More than Fish

Jesus caught up with those who would soon be his disciples on the shore of the Sea of Galilee. These men were frustrated and exhausted from a full night of fishing but not catching anything. Such was life for them. They were fisherman, not a cushy job back then. They must have overheard Jesus’ powerful teaching as he taught the crowd nearby, because when he addresses the fisherman, they respond by calling him “teacher”.
I know that when I am done with a job at the end of the day, especially when it has been a humiliatingly fruitless job, I want to cut my loses, tuck my tail, and return home licking my sores. If there is one thing I hate doing, it is finishing up a long day’s work only to be told by my boss that there is still work to do – especially whenever everything is cleaned and put up, like it was for Simon and his fellow fishermen. So it must have felt just a little crazy to heed Jesus’ words by hopping back into the boat, with freshly cleaned fishing nets for one more try. I would have had a nagging sense of doubt running through my head the entire time!

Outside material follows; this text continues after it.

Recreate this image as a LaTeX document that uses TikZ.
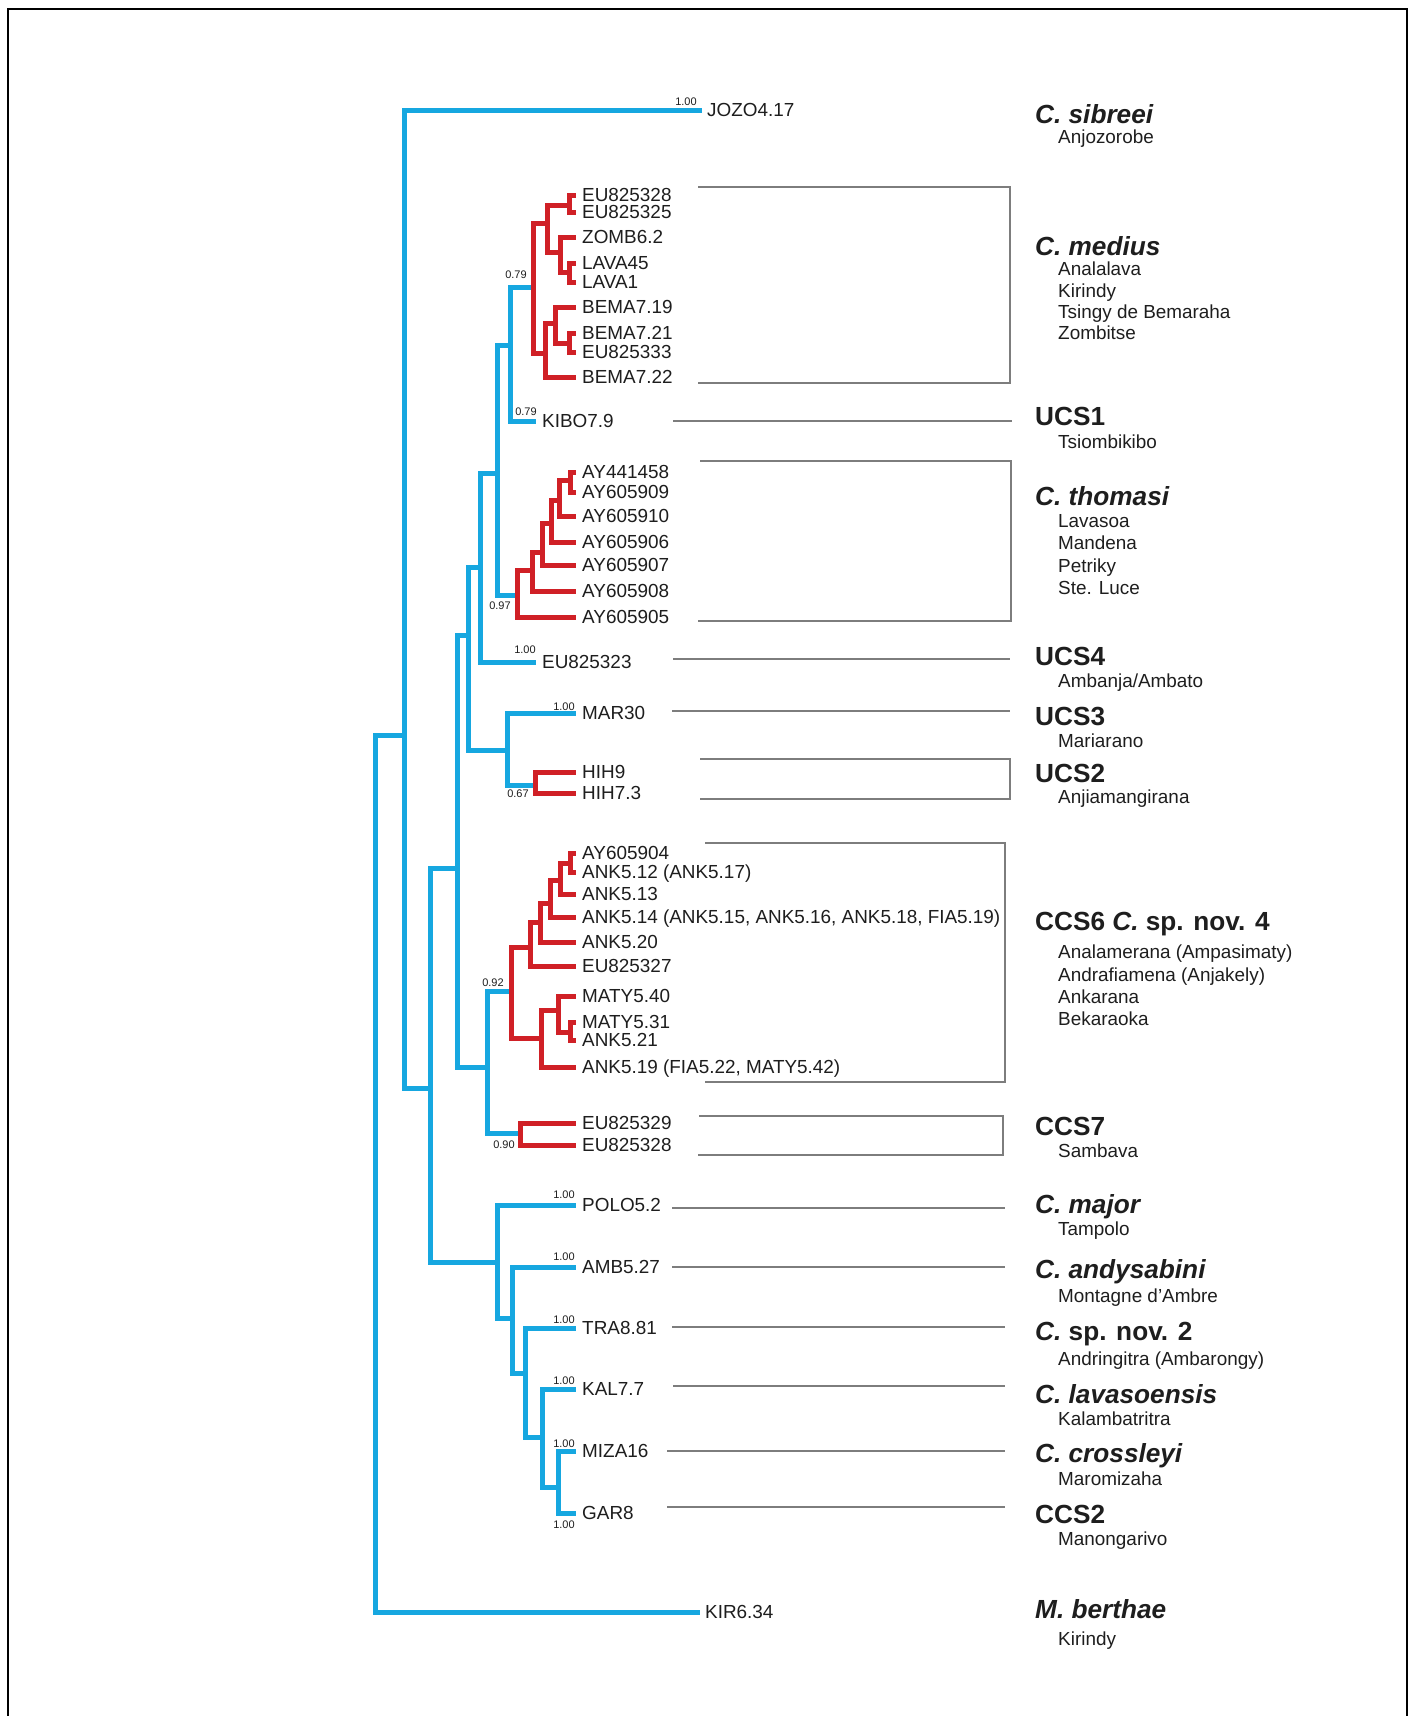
\documentclass[tikz,border=0pt]{standalone}
\usepackage{fontspec}
\setmainfont{Liberation Sans}
\definecolor{tblue}{RGB}{22,167,224}
\definecolor{tred}{RGB}{208,32,38}
\definecolor{bgray}{RGB}{125,125,125}
\definecolor{txt}{RGB}{30,30,30}
\newcommand\tipf{\fontsize{18.9}{20}\selectfont}
\newcommand\bsf{\fontsize{11}{12}\selectfont}
\newcommand\grpf{\fontsize{26.2}{28}\selectfont\bfseries}
\newcommand\locf{\fontsize{18.9}{20}\selectfont}
\tikzset{
  bl/.style={draw=tblue, line width=5pt, line cap=rect, line join=miter},
  rd/.style={draw=tred, line width=5pt, line cap=rect, line join=miter},
  tip/.style={anchor=west, inner xsep=9pt, inner ysep=0pt, text height=13.5pt, text depth=0pt, font=\tipf, text=txt},
  bs/.style={inner sep=0pt, font=\bsf, text=txt},
  grp/.style={anchor=base west, inner sep=0pt, font=\grpf, text=txt},
  loc/.style={anchor=base west, inner sep=0pt, font=\locf, text=txt},
  brk/.style={draw=bgray, line width=2pt},
}
\begin{document}
\begin{tikzpicture}[x=1pt,y=-1pt]
\useasboundingbox (0,0) rectangle (1414,1716);
\fill[white] (0,0) rectangle (1414,1716);
\draw[line width=2.5pt] (8,1716) -- (8,9) -- (1407,9) -- (1407,1716);

% ---------- internal nodes ----------
\coordinate (root) at (375,735);
\coordinate (n1) at (404,735);
\coordinate (n2) at (430,1088);
\coordinate (n3) at (457,868);
\coordinate (nc) at (468,635);
\coordinate (nb) at (480,567);
\coordinate (na) at (497,473);
\coordinate (mk) at (510,345);
\coordinate (me) at (533,287);
\coordinate (me1) at (547,223);
\coordinate (ep) at (569,205);
\coordinate (zl) at (560,252);
\coordinate (lv) at (569,272);
\coordinate (me2) at (545,353);
\coordinate (bm) at (555,323);
\coordinate (bp) at (569,343);
\coordinate (th) at (517,595);
\coordinate (t5) at (532,570);
\coordinate (t4) at (542,552);
\coordinate (t3) at (551,523);
\coordinate (t2) at (559,500);
\coordinate (t1) at (570,480);
\coordinate (mh) at (507,750);
\coordinate (hh) at (535,785);
\coordinate (cc) at (487,1067);
\coordinate (c6) at (511,991);
\coordinate (c6a) at (530,947);
\coordinate (c6a1) at (540,922);
\coordinate (c6a2) at (550,903);
\coordinate (c6a3) at (560,880);
\coordinate (c6a4) at (570,863);
\coordinate (c6b) at (541,1038);
\coordinate (c6b1) at (558,1010);
\coordinate (c6b2) at (570,1032);
\coordinate (c7) at (520,1133);
\coordinate (m1) at (497,1262);
\coordinate (m2) at (512,1318);
\coordinate (m3) at (525,1373);
\coordinate (m4) at (542,1437);
\coordinate (m5) at (558,1487);

% ---------- tips ----------
\node[tip, inner xsep=8pt] (jozo) at (699,110) {JOZO4.17};
\node[tip, inner xsep=8pt] (kir) at (697,1612) {KIR6.34};
\node[tip] (eu28a) at (573,195) {EU825328};
\node[tip] (eu25) at (573,212) {EU825325};
\node[tip] (zomb) at (573,237) {ZOMB6.2};
\node[tip] (lava45) at (573,263) {LAVA45};
\node[tip] (lava1) at (573,282) {LAVA1};
\node[tip] (bema19) at (573,307) {BEMA7.19};
\node[tip] (bema21) at (573,333) {BEMA7.21};
\node[tip] (eu33) at (573,352) {EU825333};
\node[tip] (bema22) at (573,377) {BEMA7.22};
\node[tip] (kibo) at (533,421) {KIBO7.9};
\node[tip] (ay58) at (573,472) {AY441458};
\node[tip] (ay09) at (573,492) {AY605909};
\node[tip] (ay10) at (573,516) {AY605910};
\node[tip] (ay06) at (573,542) {AY605906};
\node[tip] (ay07) at (573,565) {AY605907};
\node[tip] (ay08) at (573,591) {AY605908};
\node[tip] (ay05) at (573,617) {AY605905};
\node[tip] (eu23) at (533,662) {EU825323};
\node[tip] (mar) at (573,713) {MAR30};
\node[tip] (hih9) at (573,772) {HIH9};
\node[tip] (hih73) at (573,793) {HIH7.3};
\node[tip] (ay04) at (573,853) {AY605904};
\node[tip] (a512) at (573,872) {ANK5.12 (ANK5.17)};
\node[tip] (a513) at (573,894) {ANK5.13};
\node[tip] (a514) at (573,917) {ANK5.14 (ANK5.15, ANK5.16, ANK5.18, FIA5.19)};
\node[tip] (a520) at (573,942) {ANK5.20};
\node[tip] (eu27) at (573,966) {EU825327};
\node[tip] (m540) at (573,996) {MATY5.40};
\node[tip] (m531) at (573,1022) {MATY5.31};
\node[tip] (a521) at (573,1040) {ANK5.21};
\node[tip] (a519) at (573,1067) {ANK5.19 (FIA5.22, MATY5.42)};
\node[tip] (eu29) at (573,1123) {EU825329};
\node[tip] (eu28b) at (573,1145) {EU825328};
\node[tip] (polo) at (573,1205) {POLO5.2};
\node[tip] (amb) at (573,1267) {AMB5.27};
\node[tip] (tra) at (573,1328) {TRA8.81};
\node[tip] (kal) at (573,1389) {KAL7.7};
\node[tip] (miza) at (573,1451) {MIZA16};
\node[tip] (gar) at (573,1513) {GAR8};

% ---------- blue branches ----------
\draw[bl] (root) |- (n1);
\draw[bl] (root) |- (kir.west);
\draw[bl] (n1) |- (jozo.west);
\draw[bl] (n1) |- (n2);
\draw[bl] (n2) |- (n3);
\draw[bl] (n2) |- (m1);
\draw[bl] (n3) |- (nc);
\draw[bl] (n3) |- (cc);
\draw[bl] (nc) |- (nb);
\draw[bl] (nc) |- (mh);
\draw[bl] (nb) |- (na);
\draw[bl] (nb) |- (eu23.west);
\draw[bl] (na) |- (mk);
\draw[bl] (na) |- (th);
\draw[bl] (mk) |- (me);
\draw[bl] (mk) |- (kibo.west);
\draw[bl] (mh) |- (mar.west);
\draw[bl] (mh) |- (hh);
\draw[bl] (cc) |- (c6);
\draw[bl] (cc) |- (c7);
\draw[bl] (m1) |- (polo.west);
\draw[bl] (m1) |- (m2);
\draw[bl] (m2) |- (amb.west);
\draw[bl] (m2) |- (m3);
\draw[bl] (m3) |- (tra.west);
\draw[bl] (m3) |- (m4);
\draw[bl] (m4) |- (kal.west);
\draw[bl] (m4) |- (m5);
\draw[bl] (m5) |- (miza.west);
\draw[bl] (m5) |- (gar.west);

% ---------- red branches ----------
\draw[rd] (me) |- (me1);
\draw[rd] (me) |- (me2);
\draw[rd] (me1) |- (ep);
\draw[rd] (me1) |- (zl);
\draw[rd] (ep) |- (eu28a.west);
\draw[rd] (ep) |- (eu25.west);
\draw[rd] (zl) |- (zomb.west);
\draw[rd] (zl) |- (lv);
\draw[rd] (lv) |- (lava45.west);
\draw[rd] (lv) |- (lava1.west);
\draw[rd] (me2) |- (bm);
\draw[rd] (me2) |- (bema22.west);
\draw[rd] (bm) |- (bema19.west);
\draw[rd] (bm) |- (bp);
\draw[rd] (bp) |- (bema21.west);
\draw[rd] (bp) |- (eu33.west);

\draw[rd] (th) |- (t5);
\draw[rd] (th) |- (ay05.west);
\draw[rd] (t5) |- (t4);
\draw[rd] (t5) |- (ay08.west);
\draw[rd] (t4) |- (t3);
\draw[rd] (t4) |- (ay07.west);
\draw[rd] (t3) |- (t2);
\draw[rd] (t3) |- (ay06.west);
\draw[rd] (t2) |- (t1);
\draw[rd] (t2) |- (ay10.west);
\draw[rd] (t1) |- (ay58.west);
\draw[rd] (t1) |- (ay09.west);

\draw[rd] (hh) |- (hih9.west);
\draw[rd] (hh) |- (hih73.west);

\draw[rd] (c6) |- (c6a);
\draw[rd] (c6) |- (c6b);
\draw[rd] (c6a) |- (c6a1);
\draw[rd] (c6a) |- (eu27.west);
\draw[rd] (c6a1) |- (c6a2);
\draw[rd] (c6a1) |- (a520.west);
\draw[rd] (c6a2) |- (c6a3);
\draw[rd] (c6a2) |- (a514.west);
\draw[rd] (c6a3) |- (c6a4);
\draw[rd] (c6a3) |- (a513.west);
\draw[rd] (c6a4) |- (ay04.west);
\draw[rd] (c6a4) |- (a512.west);
\draw[rd] (c6b) |- (c6b1);
\draw[rd] (c6b) |- (a519.west);
\draw[rd] (c6b1) |- (m540.west);
\draw[rd] (c6b1) |- (c6b2);
\draw[rd] (c6b2) |- (m531.west);
\draw[rd] (c6b2) |- (a521.west);

\draw[rd] (c7) |- (eu29.west);
\draw[rd] (c7) |- (eu28b.west);

% ---------- support values ----------
\node[bs] (s1) at (686,102) {1.00};
\node[bs] (s2) at (516,275) {0.79};
\node[bs] (s3) at (526,412) {0.79};
\node[bs] (s4) at (500,606) {0.97};
\node[bs] (s5) at (525,650) {1.00};
\node[bs] (s6) at (564,707) {1.00};
\node[bs] (s7) at (518,794) {0.67};
\node[bs] (s8) at (493,983) {0.92};
\node[bs] (s9) at (504,1145) {0.90};
\node[bs] (s10) at (564,1195) {1.00};
\node[bs] (s11) at (564,1257) {1.00};
\node[bs] (s12) at (564,1320) {1.00};
\node[bs] (s13) at (564,1381) {1.00};
\node[bs] (s14) at (564,1444) {1.00};
\node[bs] (s15) at (564,1525) {1.00};

% ---------- brackets / leader lines ----------
\draw[brk] (698,187) -- (1010,187) -- (1010,383) -- (698,383);
\draw[brk] (673,421) -- (1012,421);
\draw[brk] (700,461) -- (1011,461) -- (1011,621) -- (698,621);
\draw[brk] (673,659) -- (1010,659);
\draw[brk] (672,711) -- (1010,711);
\draw[brk] (700,759) -- (1010,759) -- (1010,799) -- (700,799);
\draw[brk] (705,843) -- (1005,843) -- (1005,1082) -- (705,1082);
\draw[brk] (699,1116) -- (1003,1116) -- (1003,1155) -- (698,1155);
\draw[brk] (672,1208) -- (1005,1208);
\draw[brk] (672,1267) -- (1005,1267);
\draw[brk] (672,1327) -- (1005,1327);
\draw[brk] (673,1386) -- (1005,1386);
\draw[brk] (667,1451) -- (1005,1451);
\draw[brk] (667,1507) -- (1005,1507);

% ---------- group names ----------
\node[grp] (g1) at (1035,123) {\itshape C. sibreei};
\node[loc] (l1) at (1058,143) {Anjozorobe};
\node[grp] (g2) at (1035,255) {\itshape C. medius};
\node[loc] (l2a) at (1058,275) {Analalava};
\node[loc] (l2b) at (1058,297) {Kirindy};
\node[loc] (l2c) at (1058,318) {Tsingy de Bemaraha};
\node[loc] (l2d) at (1058,339) {Zombitse};
\node[grp] (g3) at (1035,425) {UCS1};
\node[loc] (l3) at (1058,448) {Tsiombikibo};
\node[grp] (g4) at (1035,505) {\itshape C. thomasi};
\node[loc] (l4a) at (1058,527) {Lavasoa};
\node[loc] (l4b) at (1058,549) {Mandena};
\node[loc] (l4c) at (1058,572) {Petriky};
\node[loc] (l4d) at (1058,594) {Ste. Luce};
\node[grp] (g5) at (1035,665) {UCS4};
\node[loc] (l5) at (1058,687) {Ambanja/Ambato};
\node[grp] (g6) at (1035,725) {UCS3};
\node[loc] (l6) at (1058,747) {Mariarano};
\node[grp] (g7) at (1035,782) {UCS2};
\node[loc] (l7) at (1058,803) {Anjiamangirana};
\node[grp] (g8) at (1035,930) {CCS6 {\itshape C.} sp. nov. 4};
\node[loc] (l8a) at (1058,958) {Analamerana (Ampasimaty)};
\node[loc] (l8b) at (1058,981) {Andrafiamena (Anjakely)};
\node[loc] (l8c) at (1058,1003) {Ankarana};
\node[loc] (l8d) at (1058,1025) {Bekaraoka};
\node[grp] (g9) at (1035,1135) {CCS7};
\node[loc] (l9) at (1058,1157) {Sambava};
\node[grp] (g10) at (1035,1213) {\itshape C. major};
\node[loc] (l10) at (1058,1235) {Tampolo};
\node[grp] (g11) at (1035,1278) {\itshape C. andysabini};
\node[loc] (l11) at (1058,1302) {Montagne d'Ambre};
\node[grp] (g12) at (1035,1340) {{\itshape C.} sp. nov. 2};
\node[loc] (l12) at (1058,1365) {Andringitra (Ambarongy)};
\node[grp] (g13) at (1035,1403) {\itshape C. lavasoensis};
\node[loc] (l13) at (1058,1425) {Kalambatritra};
\node[grp] (g14) at (1035,1462) {\itshape C. crossleyi};
\node[loc] (l14) at (1058,1485) {Maromizaha};
\node[grp] (g15) at (1035,1523) {CCS2};
\node[loc] (l15) at (1058,1545) {Manongarivo};
\node[grp] (g16) at (1035,1618) {\itshape M. berthae};
\node[loc] (l16) at (1058,1645) {Kirindy};
\end{tikzpicture}
\end{document}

Even as they began to pull the impossibly heavy net back onto their boat, I would have doubted. “It’s full of sea sand, or rocks.” I would have had myself convinced. I’m not sure if I would have responded the same way Simon did. Recognizing whose presence he was standing in; looking to the left to see a boat sinking in the water under the sheer weight of the fish caught, and looking to the right to see a strange teacher who seemed to know all of this was going to happen, I would have been less concerned about my sin, and more excited about the day’s income! Just think, this was like hitting jackpot at the slot machines! What would my family say when I rode up on a new Mercedes camel? What would the competition say when they saw us selling all these fish in the market later that morning? Finally, their “ship had come in”, and as the fisherman were dreaming about their summer vacation in Havana, Jesus spoke up.
“Soon you’ll be fishing for people!” he said. Something inside these grungy fishermen broke. The disciples caught a glimpse of the end of their lives, peeking cautiously into their final moments. They may have thought, “What good would it do to spend a life casting and reeling in nets? Our whole identity has been wrapped up in catchin’, guttin’ and sellin’ fish, working endlessly every night just to start it all over again the next night! Such a shallow, short sighted life will only leave me without a real life to look back on. There has to be something more lasting, more meaningful to life that a day’s work. I’m tired of living so day to day – I want a life’s purpose, a purpose I can participate in that is so much bigger than myself.”
This story ends by saying, “And they left everything and followed Jesus.” I’ve got to believe that the heaping pile of flopping fish lay stranded on the shores of Galilee. Maybe there were a few from the crowd Jesus had been teaching who are picking a halibut or a trout from the nets for a free morning’s breakfast. As a fisherman, it would have been difficult to leave that pile of potential cash just laying there in the morning’s rising sun…but not if I had my sights set on a higher purpose, an eternal one.
What will I look back on as I lay on my death bed? What are the “eternal things” that give my life substance and a purpose beyond myself?